“Restorative Justice in Magdalene Cultural Production from Western Europe, North America, and Oceania (1836-2023)”
▶Summary
The project assesses the intertwinement between Magdalene cultural production and restorative justice in transnational contexts. By analysing a corpus produced in three distinct geographical, historical, linguistic, and cultural areas, the research interrogates the cultural specificities of Magdalenism across space and time, beyond the frame of Irish studies. The project explores the spectrum in which genres convey and publicise traumatic experiences, from empowering survivors, to sometimes financially exploiting their tragic narratives. Culturally sensitive trauma-reading methodologies will be used to read texts from Ireland, the United Kingdom, Canada, the United States, Australia, and Aotearoa New Zealand.

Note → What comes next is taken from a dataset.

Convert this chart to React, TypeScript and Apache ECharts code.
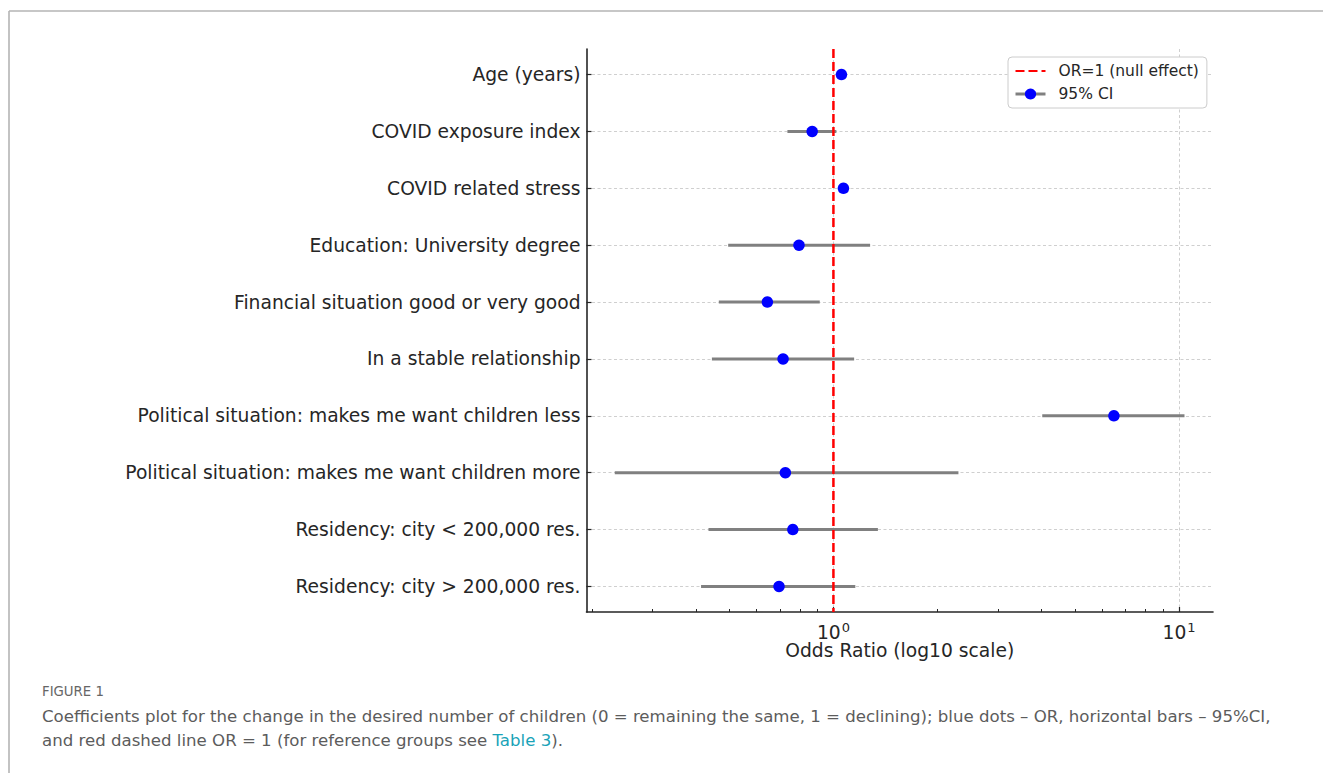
import React, { useEffect, useRef } from "react";
import * as echarts from "echarts";

const categories = [
  "Age (years)",
  "COVID exposure index",
  "COVID related stress",
  "Education: University degree",
  "Financial situation good or very good",
  "In a stable relationship",
  "Political situation: makes me want children less",
  "Political situation: makes me want children more",
  "Residency: city < 200,000 res.",
  "Residency: city > 200,000 res.",
];
const oddsRatio = [1.055, 0.868, 1.069, 0.795, 0.644, 0.715, 6.48, 0.726, 0.763, 0.696];
const ciLow = [1.035, 0.736, 1.05, 0.496, 0.466, 0.445, 4.02, 0.233, 0.435, 0.414];
const ciHigh = [1.075, 1.02, 1.09, 1.277, 0.913, 1.148, 10.37, 2.3, 1.345, 1.157];
const majorTicks = [1, 10];
const minorTicks = [0.2, 0.3, 0.4, 0.5, 0.6, 0.7, 0.8, 0.9, 2, 3, 4, 5, 6, 7, 8, 9];
const nullEffect = 1;

const FONT = "DejaVu Sans";
const CAP_FONT = "DejaVu Sans";

export default function App() {
  const ref = useRef<HTMLDivElement>(null);
  useEffect(() => {
    if (!ref.current) return;
    const chart = echarts.init(ref.current, undefined, { renderer: "svg" });
    const yIdx = categories.map((_, i) => i);
    const xMin = 0.193;
    const xMax = 12.54;
    const option: any = {
      animation: false,
      backgroundColor: "#ffffff",
      grid: { left: 586.5, top: 49, width: 626.5, height: 563, containLabel: false },
      legend: {
        orient: "vertical",
        left: 1008,
        top: 57,
        padding: [5, 8, 5, 6],
        itemWidth: 30,
        itemHeight: 14,
        itemGap: 5,
        backgroundColor: "#ffffff",
        borderColor: "#cccccc",
        borderWidth: 1,
        borderRadius: 4,
        textStyle: { fontFamily: FONT, fontSize: 15.5, color: "#262626", padding: [0, 0, 0, 8], lineHeight: 18 },
        data: [
          { name: "OR=1 (null effect)", itemStyle: { opacity: 0 } },
          {
            name: "95% CI",
            lineStyle: { color: "#808080", width: 3, opacity: 1, type: "solid" },
          },
        ],
      },
      xAxis: [
        {
          type: "log",
          logBase: 10,
          min: xMin,
          max: xMax,
          position: "bottom",
          name: "Odds Ratio (log10 scale)",
          nameLocation: "middle",
          nameGap: 29,
          nameMoveOverlap: false,
          nameTextStyle: { fontFamily: FONT, fontSize: 18.7, color: "#262626" },
          axisLine: { show: true, onZero: false, lineStyle: { color: "#262626", width: 1.6 } },
          axisTick: { show: true, inside: true, length: 5, customValues: majorTicks, lineStyle: { color: "#262626", width: 1.2 } },
          axisLabel: {
            show: true,
            margin: 9,
            customValues: majorTicks,
            formatter: (v: number) => `{b|10}{s|${Math.round(Math.log10(v))}}`,
            rich: {
              b: { fontFamily: FONT, fontSize: 18.7, color: "#262626" },
              s: { fontFamily: FONT, fontSize: 13, color: "#262626", padding: [0, 0, 9, 1] },
            },
          },
          splitLine: { show: true, lineStyle: { color: "#cfcfcf", width: 1, type: [3, 2.5] } },
          minorTick: { show: false },
        },
        {
          type: "log",
          logBase: 10,
          min: xMin,
          max: xMax,
          position: "bottom",
          axisLine: { show: false, onZero: false },
          axisTick: { show: true, inside: true, length: 3, customValues: minorTicks, lineStyle: { color: "#262626", width: 1 } },
          axisLabel: { show: false },
          splitLine: { show: false },
        },
      ],
      yAxis: {
        type: "value",
        inverse: true,
        min: -0.45,
        max: 9.45,
        axisLine: { show: true, onZero: false, lineStyle: { color: "#262626", width: 1.6 } },
        axisTick: { show: true, inside: true, length: 5, customValues: yIdx, lineStyle: { color: "#262626", width: 1.2 } },
        axisLabel: {
          show: true,
          margin: 6,
          customValues: yIdx,
          formatter: (v: number) => categories[Math.round(v)] ?? "",
          fontFamily: FONT,
          fontSize: 18.7,
          color: "#262626",
        },
        splitLine: { show: true, lineStyle: { color: "#cfcfcf", width: 1, type: [3, 2.5] } },
      },
      series: [
        {
          name: "ci",
          type: "custom",
          xAxisIndex: 0,
          yAxisIndex: 0,
          z: 2,
          data: yIdx.map((i) => [ciLow[i], ciHigh[i], i]),
          encode: { x: [0, 1], y: 2 },
          renderItem: (params: any, api: any) => {
            const y = api.value(2);
            const p1 = api.coord([api.value(0), y]);
            const p2 = api.coord([api.value(1), y]);
            return {
              type: "line",
              shape: { x1: p1[0], y1: p1[1], x2: p2[0], y2: p2[1] },
              style: { stroke: "#808080", lineWidth: 3 },
            };
          },
        },
        {
          name: "OR=1 (null effect)",
          type: "line",
          z: 3,
          symbol: "none",
          data: [
            [nullEffect, -0.45],
            [nullEffect, 9.45],
          ],
          lineStyle: { color: "#ff0000", width: 2.5, type: [9, 4] },
          itemStyle: { color: "#ff0000" },
        },
        {
          name: "95% CI",
          type: "line",
          z: 4,
          symbol: "circle",
          symbolSize: 11.5,
          showSymbol: true,
          data: yIdx.map((i) => [oddsRatio[i], i]),
          itemStyle: { color: "#0000ff" },
          lineStyle: { opacity: 0, width: 0 },
        },
      ],
      graphic: [
        { type: "line", shape: { x1: 9, y1: 11, x2: 1323, y2: 11 }, style: { stroke: "#b4b4b4", lineWidth: 1.6 } },
        { type: "line", shape: { x1: 9, y1: 11, x2: 9, y2: 773 }, style: { stroke: "#b4b4b4", lineWidth: 1.6 } },
        {
          type: "text",
          x: 42,
          y: 691,
          style: { text: "FIGURE 1", fontFamily: CAP_FONT, fontSize: 13.3, fill: "#666666", verticalAlign: "middle" },
        },
        {
          type: "text",
          x: 42,
          y: 716,
          style: {
            text: "Coefficients plot for the change in the desired number of children (0 = remaining the same, 1 = declining); blue dots \u2013 OR, horizontal bars \u2013 95%CI,",
            fontFamily: CAP_FONT,
            fontSize: 16.6,
            fill: "#5c5c5c",
            verticalAlign: "middle",
          },
        },
        {
          type: "text",
          x: 42,
          y: 740,
          style: {
            text: "{a|and red dashed line OR = 1 (for reference groups see }{b|Table 3}{a|).}",
            verticalAlign: "middle",
            rich: {
              a: { fontFamily: CAP_FONT, fontSize: 16.6, fill: "#5c5c5c", color: "#5c5c5c" },
              b: { fontFamily: CAP_FONT, fontSize: 16.6, fill: "#1aa3b8", color: "#1aa3b8" },
            },
          },
        },
      ],
    };
    chart.setOption(option);
    return () => chart.dispose();
  }, []);
  return (
    <div
      ref={ref}
      style={{ position: "absolute", left: 0, top: 0, width: 1323, height: 773, background: "#fff" }}
    />
  );
}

The process of restorative justice will also be analysed with regards to the decolonisation of Magdalene trauma studies, as Indigenous womens experiences will be examined with care, and not retraumatise nor recolonise their communities. Narratives testifying to systemic racism, sexism, classism, ableism, and homophobia will be excavated to question the treatment Magdalene women and their children endured in modern nations and in settler colonies. Ireland, Northern Ireland, Australia, Canada, and Aotearoa have set up Truth and Reconciliation Commissions covering the issue of Magdalenism in addition to wider institutional histories. Magdalene fiction and non-fiction contribute to restoring survivors credibility in patriarchal structures, by contesting official and hegemonic writings of history which erased or minimised them from national narratives. They are also valuable documents in the way they highlight how the Magdalenist heritage continues to fashion femininity, single motherhood, and female sexuality in the twenty-first century, as Magdalene cultural production resonates with contemporary public debates on womens rights, sexual education, abortion, Indigenous peoples civil rights, and the legal apparatus surrounding the protection of children.